A Fatigue Damage Model for FRP Composite Laminate Systems Based on Stiffness Reduction

Abstract

This paper introduces a stiffness reduction based model developed by the authors to characterize accumulative fatigue damage in unidirectional plies and (0/θ/0) composite laminates in fiber reinforced polymer (FRP) composite laminates. The proposed damage detection model is developed based on a damage evolution mechanism, including crack initiation and crack damage progress in matrix, matrix-fiber interface and fibers. Research result demonstrates that the corresponding stiffness of unidirectional composite laminates is reduced as the number of loading cycles progresses. First, three common models in literatures are presented and compared. Tensile viscosity, Young’s modulus and ultimate tensile stress of composites are incorporated as key factors in this model and are modified in accordance with temperature.
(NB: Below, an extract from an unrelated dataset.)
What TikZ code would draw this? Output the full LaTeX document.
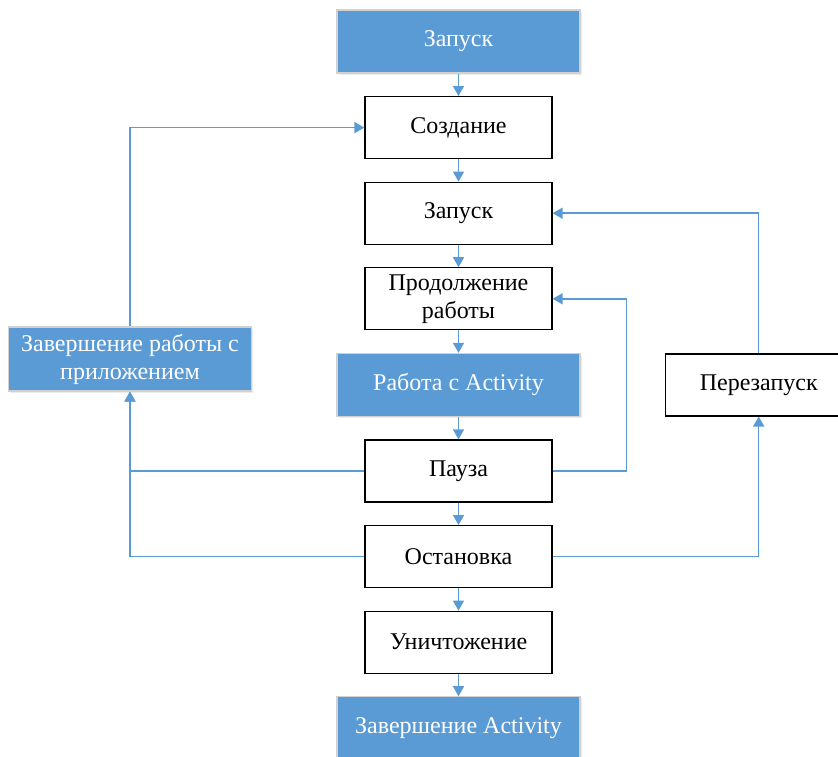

Four types of FRP composite property parameters, including Carbon Fiber Reinforced Polymer (CFRP), Aramid Fiber Reinforced Polymer (AFRP), Glass Fiber Reinforced Polymer (GFRP), and Basalt Fiber Reinforced Polymer (BFRP), are considered in this research, and a comparative parameter study of FRP unidirectional composite laminates with different off-angle plies using control variate method are discussed. It is concluded that the relationship between the drop in stiffness and the number of cycles also shows three different regions, following the mechanism of damage of FRP composites and the matrix is the dominant factor determined by temperature, while fiber strength is the dominant factor that determine the reliability of composite.